EXERCISE GOAL:
Give an exact transcription of every line, dropping the images.

DATA:
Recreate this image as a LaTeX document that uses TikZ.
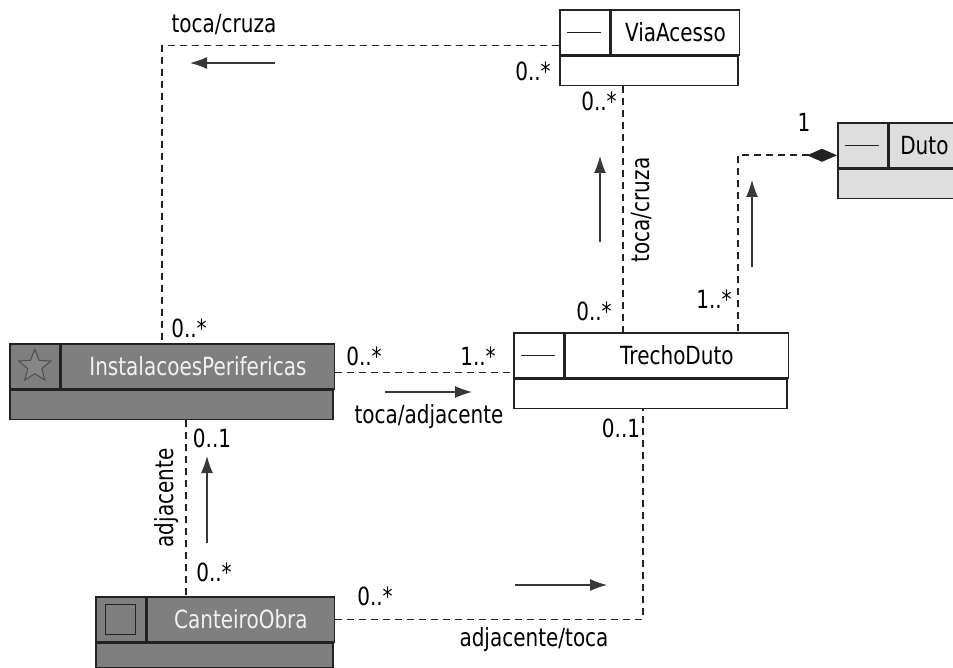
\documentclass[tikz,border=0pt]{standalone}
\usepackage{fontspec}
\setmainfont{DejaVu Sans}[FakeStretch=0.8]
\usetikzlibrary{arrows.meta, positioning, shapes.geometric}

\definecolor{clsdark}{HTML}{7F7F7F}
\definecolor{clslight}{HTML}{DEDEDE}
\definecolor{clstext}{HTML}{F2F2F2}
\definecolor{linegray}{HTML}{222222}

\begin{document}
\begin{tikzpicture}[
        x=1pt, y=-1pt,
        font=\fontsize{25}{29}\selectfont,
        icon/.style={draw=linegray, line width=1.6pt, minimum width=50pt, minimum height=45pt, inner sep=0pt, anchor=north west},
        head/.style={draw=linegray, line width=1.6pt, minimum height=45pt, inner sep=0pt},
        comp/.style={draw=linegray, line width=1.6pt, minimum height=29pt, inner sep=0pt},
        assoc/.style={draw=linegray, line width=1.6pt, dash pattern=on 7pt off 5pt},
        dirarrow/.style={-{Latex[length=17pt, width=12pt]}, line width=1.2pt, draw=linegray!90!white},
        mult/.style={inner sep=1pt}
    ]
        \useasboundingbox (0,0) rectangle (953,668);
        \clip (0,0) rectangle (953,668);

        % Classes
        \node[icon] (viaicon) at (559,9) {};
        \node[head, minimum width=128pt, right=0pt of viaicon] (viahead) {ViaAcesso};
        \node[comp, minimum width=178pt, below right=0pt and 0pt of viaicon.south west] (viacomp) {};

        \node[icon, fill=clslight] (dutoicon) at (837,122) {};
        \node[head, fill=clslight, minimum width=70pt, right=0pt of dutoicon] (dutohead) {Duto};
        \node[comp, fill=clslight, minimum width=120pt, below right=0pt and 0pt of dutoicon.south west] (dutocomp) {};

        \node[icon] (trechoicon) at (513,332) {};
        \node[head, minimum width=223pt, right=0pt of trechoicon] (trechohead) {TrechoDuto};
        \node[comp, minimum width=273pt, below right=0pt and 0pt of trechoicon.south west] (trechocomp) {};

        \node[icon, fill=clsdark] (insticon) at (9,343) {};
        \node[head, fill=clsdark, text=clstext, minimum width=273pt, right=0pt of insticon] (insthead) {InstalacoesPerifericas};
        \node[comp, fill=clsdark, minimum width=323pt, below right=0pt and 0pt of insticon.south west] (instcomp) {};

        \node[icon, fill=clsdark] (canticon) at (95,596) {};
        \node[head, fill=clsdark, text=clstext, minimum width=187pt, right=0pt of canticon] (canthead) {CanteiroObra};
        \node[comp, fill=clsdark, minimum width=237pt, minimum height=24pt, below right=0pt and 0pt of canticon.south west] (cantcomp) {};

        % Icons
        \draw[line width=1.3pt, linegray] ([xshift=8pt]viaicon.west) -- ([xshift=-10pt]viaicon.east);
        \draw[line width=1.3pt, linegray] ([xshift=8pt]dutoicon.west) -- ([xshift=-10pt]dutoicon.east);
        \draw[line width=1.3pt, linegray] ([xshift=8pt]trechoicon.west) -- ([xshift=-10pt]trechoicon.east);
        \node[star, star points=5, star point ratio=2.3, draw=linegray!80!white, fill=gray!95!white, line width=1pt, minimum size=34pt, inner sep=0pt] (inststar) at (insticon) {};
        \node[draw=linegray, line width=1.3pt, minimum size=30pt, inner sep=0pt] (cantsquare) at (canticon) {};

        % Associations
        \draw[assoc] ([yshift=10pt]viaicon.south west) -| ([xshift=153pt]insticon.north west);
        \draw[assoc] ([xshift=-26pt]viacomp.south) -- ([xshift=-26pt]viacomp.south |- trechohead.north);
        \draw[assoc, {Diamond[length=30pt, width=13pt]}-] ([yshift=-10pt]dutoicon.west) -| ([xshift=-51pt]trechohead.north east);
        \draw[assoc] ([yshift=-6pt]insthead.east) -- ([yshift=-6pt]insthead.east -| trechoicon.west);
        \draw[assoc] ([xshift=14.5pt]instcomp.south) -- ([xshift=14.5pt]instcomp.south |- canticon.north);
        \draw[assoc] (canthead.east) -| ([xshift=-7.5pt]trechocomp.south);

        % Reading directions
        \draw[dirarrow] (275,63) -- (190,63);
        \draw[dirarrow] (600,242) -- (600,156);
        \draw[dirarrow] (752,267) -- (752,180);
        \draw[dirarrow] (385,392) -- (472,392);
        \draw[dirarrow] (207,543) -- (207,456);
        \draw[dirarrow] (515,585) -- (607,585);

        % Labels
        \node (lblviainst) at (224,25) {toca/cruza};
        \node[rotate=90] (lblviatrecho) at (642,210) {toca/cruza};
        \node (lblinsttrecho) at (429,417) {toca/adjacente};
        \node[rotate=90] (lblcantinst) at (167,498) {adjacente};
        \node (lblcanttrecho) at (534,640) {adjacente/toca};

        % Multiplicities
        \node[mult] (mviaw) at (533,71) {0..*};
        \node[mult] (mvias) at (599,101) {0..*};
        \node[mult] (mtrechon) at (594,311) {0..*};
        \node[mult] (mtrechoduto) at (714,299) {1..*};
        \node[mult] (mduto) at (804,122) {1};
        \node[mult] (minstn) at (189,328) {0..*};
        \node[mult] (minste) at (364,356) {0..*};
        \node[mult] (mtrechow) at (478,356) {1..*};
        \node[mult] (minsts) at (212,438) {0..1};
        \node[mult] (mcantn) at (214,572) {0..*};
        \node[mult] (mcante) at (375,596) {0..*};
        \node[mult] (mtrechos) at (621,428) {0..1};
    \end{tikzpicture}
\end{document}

EXPECTED ANSWER:
Recreate this image as a LaTeX document that uses TikZ.
\documentclass[tikz,border=0pt]{standalone}
\usepackage{fontspec}
\setmainfont{DejaVu Sans}[FakeStretch=0.8]
\usetikzlibrary{arrows.meta, positioning, shapes.geometric}

\definecolor{clsdark}{HTML}{7F7F7F}
\definecolor{clslight}{HTML}{DEDEDE}
\definecolor{clstext}{HTML}{F2F2F2}
\definecolor{linegray}{HTML}{222222}

\begin{document}
\begin{tikzpicture}[
        x=1pt, y=-1pt,
        font=\fontsize{25}{29}\selectfont,
        icon/.style={draw=linegray, line width=1.6pt, minimum width=50pt, minimum height=45pt, inner sep=0pt, anchor=north west},
        head/.style={draw=linegray, line width=1.6pt, minimum height=45pt, inner sep=0pt},
        comp/.style={draw=linegray, line width=1.6pt, minimum height=29pt, inner sep=0pt},
        assoc/.style={draw=linegray, line width=1.6pt, dash pattern=on 7pt off 5pt},
        dirarrow/.style={-{Latex[length=17pt, width=12pt]}, line width=1.2pt, draw=linegray!90!white},
        mult/.style={inner sep=1pt}
    ]
        \useasboundingbox (0,0) rectangle (953,668);
        \clip (0,0) rectangle (953,668);

        % Classes
        \node[icon] (viaicon) at (559,9) {};
        \node[head, minimum width=128pt, right=0pt of viaicon] (viahead) {ViaAcesso};
        \node[comp, minimum width=178pt, below right=0pt and 0pt of viaicon.south west] (viacomp) {};

        \node[icon, fill=clslight] (dutoicon) at (837,122) {};
        \node[head, fill=clslight, minimum width=70pt, right=0pt of dutoicon] (dutohead) {Duto};
        \node[comp, fill=clslight, minimum width=120pt, below right=0pt and 0pt of dutoicon.south west] (dutocomp) {};

        \node[icon] (trechoicon) at (513,332) {};
        \node[head, minimum width=223pt, right=0pt of trechoicon] (trechohead) {TrechoDuto};
        \node[comp, minimum width=273pt, below right=0pt and 0pt of trechoicon.south west] (trechocomp) {};

        \node[icon, fill=clsdark] (insticon) at (9,343) {};
        \node[head, fill=clsdark, text=clstext, minimum width=273pt, right=0pt of insticon] (insthead) {InstalacoesPerifericas};
        \node[comp, fill=clsdark, minimum width=323pt, below right=0pt and 0pt of insticon.south west] (instcomp) {};

        \node[icon, fill=clsdark] (canticon) at (95,596) {};
        \node[head, fill=clsdark, text=clstext, minimum width=187pt, right=0pt of canticon] (canthead) {CanteiroObra};
        \node[comp, fill=clsdark, minimum width=237pt, minimum height=24pt, below right=0pt and 0pt of canticon.south west] (cantcomp) {};

        % Icons
        \draw[line width=1.3pt, linegray] ([xshift=8pt]viaicon.west) -- ([xshift=-10pt]viaicon.east);
        \draw[line width=1.3pt, linegray] ([xshift=8pt]dutoicon.west) -- ([xshift=-10pt]dutoicon.east);
        \draw[line width=1.3pt, linegray] ([xshift=8pt]trechoicon.west) -- ([xshift=-10pt]trechoicon.east);
        \node[star, star points=5, star point ratio=2.3, draw=linegray!80!white, fill=gray!95!white, line width=1pt, minimum size=34pt, inner sep=0pt] (inststar) at (insticon) {};
        \node[draw=linegray, line width=1.3pt, minimum size=30pt, inner sep=0pt] (cantsquare) at (canticon) {};

        % Associations
        \draw[assoc] ([yshift=10pt]viaicon.south west) -| ([xshift=153pt]insticon.north west);
        \draw[assoc] ([xshift=-26pt]viacomp.south) -- ([xshift=-26pt]viacomp.south |- trechohead.north);
        \draw[assoc, {Diamond[length=30pt, width=13pt]}-] ([yshift=-10pt]dutoicon.west) -| ([xshift=-51pt]trechohead.north east);
        \draw[assoc] ([yshift=-6pt]insthead.east) -- ([yshift=-6pt]insthead.east -| trechoicon.west);
        \draw[assoc] ([xshift=14.5pt]instcomp.south) -- ([xshift=14.5pt]instcomp.south |- canticon.north);
        \draw[assoc] (canthead.east) -| ([xshift=-7.5pt]trechocomp.south);

        % Reading directions
        \draw[dirarrow] (275,63) -- (190,63);
        \draw[dirarrow] (600,242) -- (600,156);
        \draw[dirarrow] (752,267) -- (752,180);
        \draw[dirarrow] (385,392) -- (472,392);
        \draw[dirarrow] (207,543) -- (207,456);
        \draw[dirarrow] (515,585) -- (607,585);

        % Labels
        \node (lblviainst) at (224,25) {toca/cruza};
        \node[rotate=90] (lblviatrecho) at (642,210) {toca/cruza};
        \node (lblinsttrecho) at (429,417) {toca/adjacente};
        \node[rotate=90] (lblcantinst) at (167,498) {adjacente};
        \node (lblcanttrecho) at (534,640) {adjacente/toca};

        % Multiplicities
        \node[mult] (mviaw) at (533,71) {0..*};
        \node[mult] (mvias) at (599,101) {0..*};
        \node[mult] (mtrechon) at (594,311) {0..*};
        \node[mult] (mtrechoduto) at (714,299) {1..*};
        \node[mult] (mduto) at (804,122) {1};
        \node[mult] (minstn) at (189,328) {0..*};
        \node[mult] (minste) at (364,356) {0..*};
        \node[mult] (mtrechow) at (478,356) {1..*};
        \node[mult] (minsts) at (212,438) {0..1};
        \node[mult] (mcantn) at (214,572) {0..*};
        \node[mult] (mcante) at (375,596) {0..*};
        \node[mult] (mtrechos) at (621,428) {0..1};
    \end{tikzpicture}
\end{document}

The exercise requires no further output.